• STATED GOAL:
Everything in the data should be repeated exactly, save for the images.

--------------------

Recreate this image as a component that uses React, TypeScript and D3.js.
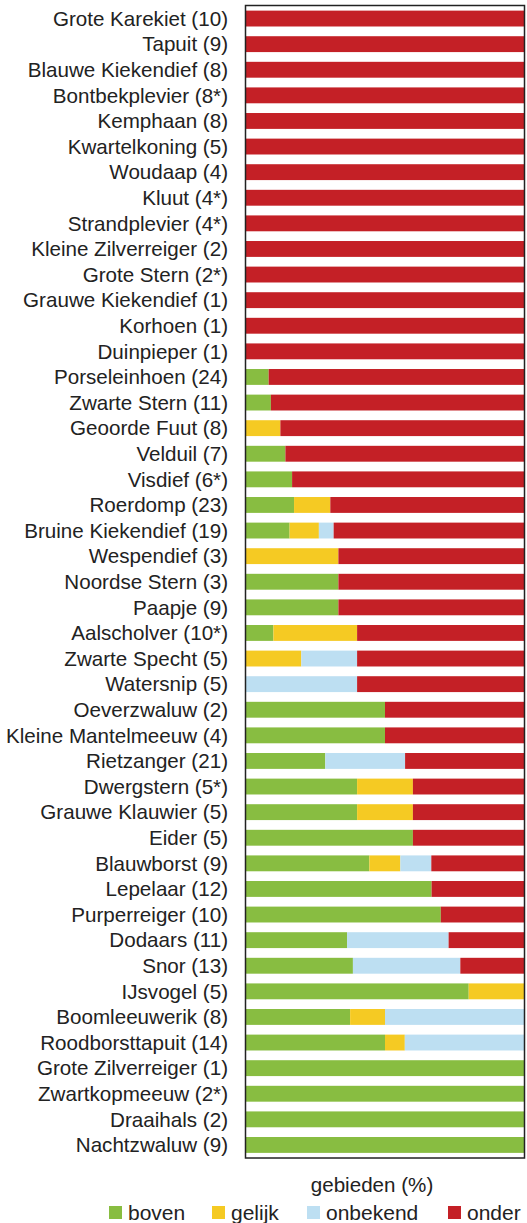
import React from "react"
import { scaleBand, scaleLinear, stack } from "d3"

const width = 527
const height = 1223

const species = [
  "Grote Karekiet (10)", "Tapuit (9)", "Blauwe Kiekendief (8)", "Bontbekplevier (8*)",
  "Kemphaan (8)", "Kwartelkoning (5)", "Woudaap (4)", "Kluut (4*)", "Strandplevier (4*)",
  "Kleine Zilverreiger (2)", "Grote Stern (2*)", "Grauwe Kiekendief (1)", "Korhoen (1)",
  "Duinpieper (1)", "Porseleinhoen (24)", "Zwarte Stern (11)", "Geoorde Fuut (8)",
  "Velduil (7)", "Visdief (6*)", "Roerdomp (23)", "Bruine Kiekendief (19)", "Wespendief (3)",
  "Noordse Stern (3)", "Paapje (9)", "Aalscholver (10*)", "Zwarte Specht (5)", "Watersnip (5)",
  "Oeverzwaluw (2)", "Kleine Mantelmeeuw (4)", "Rietzanger (21)", "Dwergstern (5*)",
  "Grauwe Klauwier (5)", "Eider (5)", "Blauwborst (9)", "Lepelaar (12)", "Purperreiger (10)",
  "Dodaars (11)", "Snor (13)", "IJsvogel (5)", "Boomleeuwerik (8)", "Roodborsttapuit (14)",
  "Grote Zilverreiger (1)", "Zwartkopmeeuw (2*)", "Draaihals (2)", "Nachtzwaluw (9)"
]

// percentage of areas per class
const boven = [
  0, 0, 0, 0, 0, 0, 0, 0, 0, 0, 0, 0, 0, 0,
  8.3, 9.1, 0, 14.3, 16.7, 17.4, 15.8, 0, 33.3, 33.3, 10, 0, 0,
  50, 50, 28.6, 40, 40, 60, 44.4, 66.7, 70, 36.4, 38.5, 80, 37.5, 50,
  100, 100, 100, 100
]
const gelijk = [
  0, 0, 0, 0, 0, 0, 0, 0, 0, 0, 0, 0, 0, 0,
  0, 0, 12.5, 0, 0, 13.0, 10.5, 33.3, 0, 0, 30, 20, 0,
  0, 0, 0, 20, 20, 0, 11.1, 0, 0, 0, 0, 20, 12.5, 7.1,
  0, 0, 0, 0
]
const onbekend = [
  0, 0, 0, 0, 0, 0, 0, 0, 0, 0, 0, 0, 0, 0,
  0, 0, 0, 0, 0, 0, 5.3, 0, 0, 0, 0, 20, 40,
  0, 0, 28.6, 0, 0, 0, 11.1, 0, 0, 36.4, 38.5, 0, 50, 42.9,
  0, 0, 0, 0
]
const onder = [
  100, 100, 100, 100, 100, 100, 100, 100, 100, 100, 100, 100, 100, 100,
  91.7, 90.9, 87.5, 85.7, 83.3, 69.6, 68.4, 66.7, 66.7, 66.7, 60, 60, 60,
  50, 50, 42.8, 40, 40, 40, 33.4, 33.3, 30, 27.2, 23.0, 0, 0, 0,
  0, 0, 0, 0
]

const keys = ["boven", "gelijk", "onbekend", "onder"]
const legendLabels = ["boven", "gelijk", "onbekend", "onder"]
const colors = ["#88bd41", "#f5ca23", "#bddff2", "#c42026"]

const plot = { left: 245.5, right: 524.5, top: 5.5, bottom: 1158 }
const font = "'Liberation Sans', Arial, sans-serif"

function App() {
  const rows = species.map((name, i) => ({
    name,
    boven: boven[i],
    gelijk: gelijk[i],
    onbekend: onbekend[i],
    onder: onder[i]
  }))

  const series = stack().keys(keys)(rows as any)

  const yScale = scaleBand()
    .domain(species)
    .range([plot.top, plot.bottom])
    .paddingInner(0.38)
    .paddingOuter(0.2)

  const xScale = scaleLinear()
    .domain([0, 100])
    .range([plot.left, plot.right])

  const legendX = [109, 212, 307, 448]

  return (
    <svg width={width} height={height} style={{ position: "absolute", left: 0, top: 0 }}>
      {series.map((s, si) => (
        <g key={keys[si]} fill={colors[si]}>
          {s.map((d, i) => (
            d[1] - d[0] > 0 ? (
              <rect
                key={i}
                x={xScale(d[0])}
                y={yScale(species[i])}
                width={xScale(d[1]) - xScale(d[0])}
                height={yScale.bandwidth()}
              />
            ) : null
          ))}
        </g>
      ))}
      <rect
        x={plot.left}
        y={plot.top}
        width={plot.right - plot.left}
        height={plot.bottom - plot.top}
        fill="none"
        stroke="#222"
        strokeWidth={1.5}
      />
      {species.map(name => (
        <text
          key={name}
          x={228}
          y={(yScale(name) as number) + yScale.bandwidth() / 2}
          dy="0.35em"
          textAnchor="end"
          fontFamily={font}
          fontSize={20.6}
          fill="#222"
        >{name}</text>
      ))}
      <text
        x={372}
        y={1185}
        dy="0.35em"
        textAnchor="middle"
        fontFamily={font}
        fontSize={20.6}
        fill="#222"
      >gebieden (%)</text>
      {legendLabels.map((label, i) => (
        <g key={label} transform={`translate(${legendX[i]}, 1206)`}>
          <rect width={13} height={13} fill={colors[i]} />
          <text
            x={19}
            y={6.5}
            dy="0.35em"
            fontFamily={font}
            fontSize={21}
            fill="#222"
          >{label}</text>
        </g>
      ))}
    </svg>
  )
}

export default App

--------------------

• SOLUTION:
Recreate this image as a component that uses React, TypeScript and D3.js.
import React from "react"
import { scaleBand, scaleLinear, stack } from "d3"

const width = 527
const height = 1223

const species = [
  "Grote Karekiet (10)", "Tapuit (9)", "Blauwe Kiekendief (8)", "Bontbekplevier (8*)",
  "Kemphaan (8)", "Kwartelkoning (5)", "Woudaap (4)", "Kluut (4*)", "Strandplevier (4*)",
  "Kleine Zilverreiger (2)", "Grote Stern (2*)", "Grauwe Kiekendief (1)", "Korhoen (1)",
  "Duinpieper (1)", "Porseleinhoen (24)", "Zwarte Stern (11)", "Geoorde Fuut (8)",
  "Velduil (7)", "Visdief (6*)", "Roerdomp (23)", "Bruine Kiekendief (19)", "Wespendief (3)",
  "Noordse Stern (3)", "Paapje (9)", "Aalscholver (10*)", "Zwarte Specht (5)", "Watersnip (5)",
  "Oeverzwaluw (2)", "Kleine Mantelmeeuw (4)", "Rietzanger (21)", "Dwergstern (5*)",
  "Grauwe Klauwier (5)", "Eider (5)", "Blauwborst (9)", "Lepelaar (12)", "Purperreiger (10)",
  "Dodaars (11)", "Snor (13)", "IJsvogel (5)", "Boomleeuwerik (8)", "Roodborsttapuit (14)",
  "Grote Zilverreiger (1)", "Zwartkopmeeuw (2*)", "Draaihals (2)", "Nachtzwaluw (9)"
]

// percentage of areas per class
const boven = [
  0, 0, 0, 0, 0, 0, 0, 0, 0, 0, 0, 0, 0, 0,
  8.3, 9.1, 0, 14.3, 16.7, 17.4, 15.8, 0, 33.3, 33.3, 10, 0, 0,
  50, 50, 28.6, 40, 40, 60, 44.4, 66.7, 70, 36.4, 38.5, 80, 37.5, 50,
  100, 100, 100, 100
]
const gelijk = [
  0, 0, 0, 0, 0, 0, 0, 0, 0, 0, 0, 0, 0, 0,
  0, 0, 12.5, 0, 0, 13.0, 10.5, 33.3, 0, 0, 30, 20, 0,
  0, 0, 0, 20, 20, 0, 11.1, 0, 0, 0, 0, 20, 12.5, 7.1,
  0, 0, 0, 0
]
const onbekend = [
  0, 0, 0, 0, 0, 0, 0, 0, 0, 0, 0, 0, 0, 0,
  0, 0, 0, 0, 0, 0, 5.3, 0, 0, 0, 0, 20, 40,
  0, 0, 28.6, 0, 0, 0, 11.1, 0, 0, 36.4, 38.5, 0, 50, 42.9,
  0, 0, 0, 0
]
const onder = [
  100, 100, 100, 100, 100, 100, 100, 100, 100, 100, 100, 100, 100, 100,
  91.7, 90.9, 87.5, 85.7, 83.3, 69.6, 68.4, 66.7, 66.7, 66.7, 60, 60, 60,
  50, 50, 42.8, 40, 40, 40, 33.4, 33.3, 30, 27.2, 23.0, 0, 0, 0,
  0, 0, 0, 0
]

const keys = ["boven", "gelijk", "onbekend", "onder"]
const legendLabels = ["boven", "gelijk", "onbekend", "onder"]
const colors = ["#88bd41", "#f5ca23", "#bddff2", "#c42026"]

const plot = { left: 245.5, right: 524.5, top: 5.5, bottom: 1158 }
const font = "'Liberation Sans', Arial, sans-serif"

function App() {
  const rows = species.map((name, i) => ({
    name,
    boven: boven[i],
    gelijk: gelijk[i],
    onbekend: onbekend[i],
    onder: onder[i]
  }))

  const series = stack().keys(keys)(rows as any)

  const yScale = scaleBand()
    .domain(species)
    .range([plot.top, plot.bottom])
    .paddingInner(0.38)
    .paddingOuter(0.2)

  const xScale = scaleLinear()
    .domain([0, 100])
    .range([plot.left, plot.right])

  const legendX = [109, 212, 307, 448]

  return (
    <svg width={width} height={height} style={{ position: "absolute", left: 0, top: 0 }}>
      {series.map((s, si) => (
        <g key={keys[si]} fill={colors[si]}>
          {s.map((d, i) => (
            d[1] - d[0] > 0 ? (
              <rect
                key={i}
                x={xScale(d[0])}
                y={yScale(species[i])}
                width={xScale(d[1]) - xScale(d[0])}
                height={yScale.bandwidth()}
              />
            ) : null
          ))}
        </g>
      ))}
      <rect
        x={plot.left}
        y={plot.top}
        width={plot.right - plot.left}
        height={plot.bottom - plot.top}
        fill="none"
        stroke="#222"
        strokeWidth={1.5}
      />
      {species.map(name => (
        <text
          key={name}
          x={228}
          y={(yScale(name) as number) + yScale.bandwidth() / 2}
          dy="0.35em"
          textAnchor="end"
          fontFamily={font}
          fontSize={20.6}
          fill="#222"
        >{name}</text>
      ))}
      <text
        x={372}
        y={1185}
        dy="0.35em"
        textAnchor="middle"
        fontFamily={font}
        fontSize={20.6}
        fill="#222"
      >gebieden (%)</text>
      {legendLabels.map((label, i) => (
        <g key={label} transform={`translate(${legendX[i]}, 1206)`}>
          <rect width={13} height={13} fill={colors[i]} />
          <text
            x={19}
            y={6.5}
            dy="0.35em"
            fontFamily={font}
            fontSize={21}
            fill="#222"
          >{label}</text>
        </g>
      ))}
    </svg>
  )
}

export default App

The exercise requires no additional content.